WHAT YOU SHOULD DO - Your copy should be exact, beginning at the line containing "What TikZ code" and ending at the line containing "(0,0) rectangle (491,668);", with both lines kept and every picture dropped.

Dataset entries:
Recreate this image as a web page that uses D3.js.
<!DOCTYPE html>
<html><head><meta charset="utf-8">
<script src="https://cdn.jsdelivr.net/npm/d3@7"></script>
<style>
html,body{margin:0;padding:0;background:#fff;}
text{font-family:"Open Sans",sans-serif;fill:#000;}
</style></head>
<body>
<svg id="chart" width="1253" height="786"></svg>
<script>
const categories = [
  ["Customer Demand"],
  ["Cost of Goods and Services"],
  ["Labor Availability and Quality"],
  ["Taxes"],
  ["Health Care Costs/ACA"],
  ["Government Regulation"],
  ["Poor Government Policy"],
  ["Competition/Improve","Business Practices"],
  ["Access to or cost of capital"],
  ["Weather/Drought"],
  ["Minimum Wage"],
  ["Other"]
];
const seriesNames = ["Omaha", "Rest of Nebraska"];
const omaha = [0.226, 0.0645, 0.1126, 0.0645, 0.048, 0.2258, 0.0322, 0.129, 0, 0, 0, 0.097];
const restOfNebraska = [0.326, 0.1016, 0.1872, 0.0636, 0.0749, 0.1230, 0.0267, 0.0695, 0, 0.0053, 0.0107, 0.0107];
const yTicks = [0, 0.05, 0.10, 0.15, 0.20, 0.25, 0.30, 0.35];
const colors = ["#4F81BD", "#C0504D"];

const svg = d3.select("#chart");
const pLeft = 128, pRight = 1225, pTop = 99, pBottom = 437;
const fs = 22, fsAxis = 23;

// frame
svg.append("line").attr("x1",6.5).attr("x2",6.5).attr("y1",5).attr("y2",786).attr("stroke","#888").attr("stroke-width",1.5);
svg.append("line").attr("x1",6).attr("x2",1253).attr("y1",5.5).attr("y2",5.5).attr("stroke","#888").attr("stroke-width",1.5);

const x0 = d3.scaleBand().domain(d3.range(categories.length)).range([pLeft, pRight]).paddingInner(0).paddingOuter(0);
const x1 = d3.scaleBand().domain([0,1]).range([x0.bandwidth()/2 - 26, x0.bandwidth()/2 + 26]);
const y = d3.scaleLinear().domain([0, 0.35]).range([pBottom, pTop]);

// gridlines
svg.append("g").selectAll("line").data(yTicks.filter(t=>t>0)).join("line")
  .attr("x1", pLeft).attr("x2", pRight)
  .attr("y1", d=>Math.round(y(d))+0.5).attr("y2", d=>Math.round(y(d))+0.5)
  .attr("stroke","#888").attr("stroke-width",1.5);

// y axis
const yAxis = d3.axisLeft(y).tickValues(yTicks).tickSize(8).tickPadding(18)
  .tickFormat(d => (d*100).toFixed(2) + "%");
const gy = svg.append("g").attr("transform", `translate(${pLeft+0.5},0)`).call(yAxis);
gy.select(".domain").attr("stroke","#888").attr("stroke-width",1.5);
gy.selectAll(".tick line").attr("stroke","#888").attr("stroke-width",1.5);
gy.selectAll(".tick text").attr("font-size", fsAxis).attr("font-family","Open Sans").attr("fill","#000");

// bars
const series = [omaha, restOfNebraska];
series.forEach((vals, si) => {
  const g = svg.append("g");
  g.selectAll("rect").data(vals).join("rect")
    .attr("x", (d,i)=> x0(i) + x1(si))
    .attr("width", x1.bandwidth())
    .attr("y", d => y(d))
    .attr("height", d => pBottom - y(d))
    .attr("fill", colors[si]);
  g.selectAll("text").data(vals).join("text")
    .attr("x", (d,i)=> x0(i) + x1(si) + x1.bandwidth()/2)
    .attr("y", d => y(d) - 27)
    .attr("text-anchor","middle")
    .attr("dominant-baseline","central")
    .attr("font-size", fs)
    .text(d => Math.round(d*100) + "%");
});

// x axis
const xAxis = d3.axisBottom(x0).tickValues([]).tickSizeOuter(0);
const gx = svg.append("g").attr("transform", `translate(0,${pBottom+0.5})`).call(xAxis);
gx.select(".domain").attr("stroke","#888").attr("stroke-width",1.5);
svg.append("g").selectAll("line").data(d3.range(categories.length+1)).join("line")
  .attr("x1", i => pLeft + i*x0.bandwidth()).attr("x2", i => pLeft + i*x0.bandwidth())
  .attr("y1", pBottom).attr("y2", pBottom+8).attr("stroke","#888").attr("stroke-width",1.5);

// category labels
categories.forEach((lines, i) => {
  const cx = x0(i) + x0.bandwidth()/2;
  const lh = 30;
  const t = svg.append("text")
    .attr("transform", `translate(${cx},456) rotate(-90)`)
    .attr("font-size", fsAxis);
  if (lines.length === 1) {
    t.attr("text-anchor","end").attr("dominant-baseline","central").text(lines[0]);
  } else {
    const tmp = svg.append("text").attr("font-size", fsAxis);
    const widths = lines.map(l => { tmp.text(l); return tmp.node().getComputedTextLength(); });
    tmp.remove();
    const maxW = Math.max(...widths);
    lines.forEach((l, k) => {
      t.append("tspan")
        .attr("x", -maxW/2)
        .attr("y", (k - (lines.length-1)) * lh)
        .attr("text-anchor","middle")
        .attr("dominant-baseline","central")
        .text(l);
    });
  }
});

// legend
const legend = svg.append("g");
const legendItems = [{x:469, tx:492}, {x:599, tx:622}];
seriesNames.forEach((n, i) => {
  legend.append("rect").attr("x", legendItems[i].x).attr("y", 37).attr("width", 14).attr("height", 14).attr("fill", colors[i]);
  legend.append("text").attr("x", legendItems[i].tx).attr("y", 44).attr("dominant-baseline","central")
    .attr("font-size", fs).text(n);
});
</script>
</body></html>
...
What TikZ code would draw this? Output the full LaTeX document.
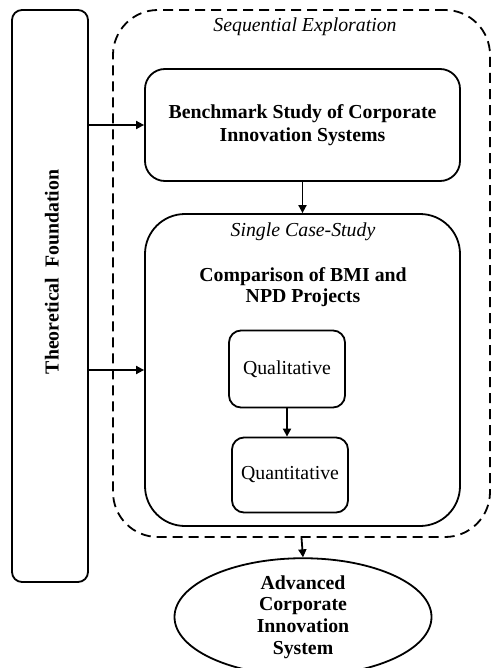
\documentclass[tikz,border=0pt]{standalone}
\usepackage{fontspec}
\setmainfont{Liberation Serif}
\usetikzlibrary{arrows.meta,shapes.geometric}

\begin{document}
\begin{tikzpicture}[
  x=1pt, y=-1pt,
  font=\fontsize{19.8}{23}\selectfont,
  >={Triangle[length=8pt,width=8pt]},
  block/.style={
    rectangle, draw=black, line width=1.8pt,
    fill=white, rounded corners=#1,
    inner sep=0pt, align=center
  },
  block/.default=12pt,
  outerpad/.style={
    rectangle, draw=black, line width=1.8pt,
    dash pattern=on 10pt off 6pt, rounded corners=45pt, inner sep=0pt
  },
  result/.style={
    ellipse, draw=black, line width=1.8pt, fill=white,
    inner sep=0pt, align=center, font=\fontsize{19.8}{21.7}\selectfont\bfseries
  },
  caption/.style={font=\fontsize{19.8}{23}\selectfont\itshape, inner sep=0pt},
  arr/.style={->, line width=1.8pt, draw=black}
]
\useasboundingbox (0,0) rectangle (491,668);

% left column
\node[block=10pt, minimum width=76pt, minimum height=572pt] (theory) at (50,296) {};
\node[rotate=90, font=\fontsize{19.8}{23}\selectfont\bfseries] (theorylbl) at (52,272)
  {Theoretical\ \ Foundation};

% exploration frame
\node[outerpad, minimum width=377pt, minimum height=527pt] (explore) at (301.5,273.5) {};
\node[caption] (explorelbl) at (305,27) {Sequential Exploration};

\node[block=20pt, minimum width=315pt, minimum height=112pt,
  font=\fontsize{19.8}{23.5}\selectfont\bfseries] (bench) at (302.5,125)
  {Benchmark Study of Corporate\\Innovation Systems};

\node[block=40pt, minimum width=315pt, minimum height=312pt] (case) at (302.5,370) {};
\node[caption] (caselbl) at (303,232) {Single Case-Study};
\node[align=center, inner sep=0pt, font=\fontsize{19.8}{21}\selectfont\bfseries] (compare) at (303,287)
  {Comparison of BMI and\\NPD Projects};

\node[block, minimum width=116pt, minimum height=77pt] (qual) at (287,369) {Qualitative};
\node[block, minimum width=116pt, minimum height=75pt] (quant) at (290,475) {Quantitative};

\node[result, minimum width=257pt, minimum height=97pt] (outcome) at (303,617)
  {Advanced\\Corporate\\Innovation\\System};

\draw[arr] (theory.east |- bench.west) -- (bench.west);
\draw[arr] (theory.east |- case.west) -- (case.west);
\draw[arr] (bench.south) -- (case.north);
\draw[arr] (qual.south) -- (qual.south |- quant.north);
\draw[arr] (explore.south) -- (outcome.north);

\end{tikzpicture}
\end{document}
* * *
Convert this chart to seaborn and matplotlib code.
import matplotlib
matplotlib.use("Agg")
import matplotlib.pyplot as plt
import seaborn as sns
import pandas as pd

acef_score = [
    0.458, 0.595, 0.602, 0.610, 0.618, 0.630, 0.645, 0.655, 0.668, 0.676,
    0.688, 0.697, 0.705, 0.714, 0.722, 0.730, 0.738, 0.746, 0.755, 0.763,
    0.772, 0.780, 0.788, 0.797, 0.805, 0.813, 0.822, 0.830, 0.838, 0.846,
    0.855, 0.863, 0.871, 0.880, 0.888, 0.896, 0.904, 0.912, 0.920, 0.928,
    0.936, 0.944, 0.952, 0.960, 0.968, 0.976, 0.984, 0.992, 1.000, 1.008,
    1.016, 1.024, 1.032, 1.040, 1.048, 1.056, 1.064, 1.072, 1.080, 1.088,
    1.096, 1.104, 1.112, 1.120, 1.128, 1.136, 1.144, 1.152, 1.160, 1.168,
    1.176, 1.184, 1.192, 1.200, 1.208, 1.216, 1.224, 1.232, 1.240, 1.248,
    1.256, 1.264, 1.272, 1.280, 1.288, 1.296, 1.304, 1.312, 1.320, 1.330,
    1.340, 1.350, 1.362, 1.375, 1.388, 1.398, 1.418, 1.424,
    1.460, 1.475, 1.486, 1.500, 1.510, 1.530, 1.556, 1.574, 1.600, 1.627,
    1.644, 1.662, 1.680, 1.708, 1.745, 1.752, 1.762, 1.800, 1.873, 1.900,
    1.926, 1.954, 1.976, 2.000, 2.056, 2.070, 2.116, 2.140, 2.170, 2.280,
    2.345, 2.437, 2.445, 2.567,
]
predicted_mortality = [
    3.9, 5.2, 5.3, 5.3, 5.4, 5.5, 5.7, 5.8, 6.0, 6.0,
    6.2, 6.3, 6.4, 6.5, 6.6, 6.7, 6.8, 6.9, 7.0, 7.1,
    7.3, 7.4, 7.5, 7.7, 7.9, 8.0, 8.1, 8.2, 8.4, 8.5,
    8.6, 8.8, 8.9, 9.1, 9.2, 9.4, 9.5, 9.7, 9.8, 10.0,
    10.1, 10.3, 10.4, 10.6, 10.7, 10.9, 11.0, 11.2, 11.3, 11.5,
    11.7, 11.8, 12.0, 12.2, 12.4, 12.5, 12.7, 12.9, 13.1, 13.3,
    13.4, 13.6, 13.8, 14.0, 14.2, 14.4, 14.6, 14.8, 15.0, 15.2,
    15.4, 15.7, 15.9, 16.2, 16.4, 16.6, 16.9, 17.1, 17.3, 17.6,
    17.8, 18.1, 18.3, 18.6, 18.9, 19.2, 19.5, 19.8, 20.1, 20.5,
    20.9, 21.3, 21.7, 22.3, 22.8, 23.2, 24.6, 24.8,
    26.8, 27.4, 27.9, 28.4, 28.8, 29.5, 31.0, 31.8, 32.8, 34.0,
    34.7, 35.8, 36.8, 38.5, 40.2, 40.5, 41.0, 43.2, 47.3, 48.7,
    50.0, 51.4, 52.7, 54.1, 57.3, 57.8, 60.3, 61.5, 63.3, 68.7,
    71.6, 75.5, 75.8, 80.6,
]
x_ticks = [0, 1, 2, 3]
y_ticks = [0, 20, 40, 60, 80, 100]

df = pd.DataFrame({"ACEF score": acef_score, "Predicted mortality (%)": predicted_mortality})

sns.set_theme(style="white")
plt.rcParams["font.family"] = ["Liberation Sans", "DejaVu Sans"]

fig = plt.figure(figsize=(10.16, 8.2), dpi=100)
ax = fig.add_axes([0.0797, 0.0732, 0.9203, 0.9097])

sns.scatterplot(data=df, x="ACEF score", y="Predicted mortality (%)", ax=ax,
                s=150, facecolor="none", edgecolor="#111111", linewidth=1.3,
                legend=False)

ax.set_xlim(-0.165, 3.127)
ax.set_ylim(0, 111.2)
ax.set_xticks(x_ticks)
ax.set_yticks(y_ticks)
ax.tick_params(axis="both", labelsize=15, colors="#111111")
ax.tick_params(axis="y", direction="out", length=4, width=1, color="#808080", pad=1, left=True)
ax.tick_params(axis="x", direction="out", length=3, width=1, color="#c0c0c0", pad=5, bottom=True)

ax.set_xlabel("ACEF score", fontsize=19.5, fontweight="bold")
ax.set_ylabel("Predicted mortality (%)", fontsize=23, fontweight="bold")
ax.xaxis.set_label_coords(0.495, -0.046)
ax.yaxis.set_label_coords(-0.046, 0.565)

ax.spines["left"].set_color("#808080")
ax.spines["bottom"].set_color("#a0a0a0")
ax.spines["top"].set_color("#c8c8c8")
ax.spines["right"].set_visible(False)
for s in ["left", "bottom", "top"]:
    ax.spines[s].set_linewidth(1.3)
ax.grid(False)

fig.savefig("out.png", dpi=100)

TASK OUTPUT -
What TikZ code would draw this? Output the full LaTeX document.
\documentclass[tikz,border=0pt]{standalone}
\usepackage{fontspec}
\setmainfont{Liberation Serif}
\usetikzlibrary{arrows.meta,shapes.geometric}

\begin{document}
\begin{tikzpicture}[
  x=1pt, y=-1pt,
  font=\fontsize{19.8}{23}\selectfont,
  >={Triangle[length=8pt,width=8pt]},
  block/.style={
    rectangle, draw=black, line width=1.8pt,
    fill=white, rounded corners=#1,
    inner sep=0pt, align=center
  },
  block/.default=12pt,
  outerpad/.style={
    rectangle, draw=black, line width=1.8pt,
    dash pattern=on 10pt off 6pt, rounded corners=45pt, inner sep=0pt
  },
  result/.style={
    ellipse, draw=black, line width=1.8pt, fill=white,
    inner sep=0pt, align=center, font=\fontsize{19.8}{21.7}\selectfont\bfseries
  },
  caption/.style={font=\fontsize{19.8}{23}\selectfont\itshape, inner sep=0pt},
  arr/.style={->, line width=1.8pt, draw=black}
]
\useasboundingbox (0,0) rectangle (491,668);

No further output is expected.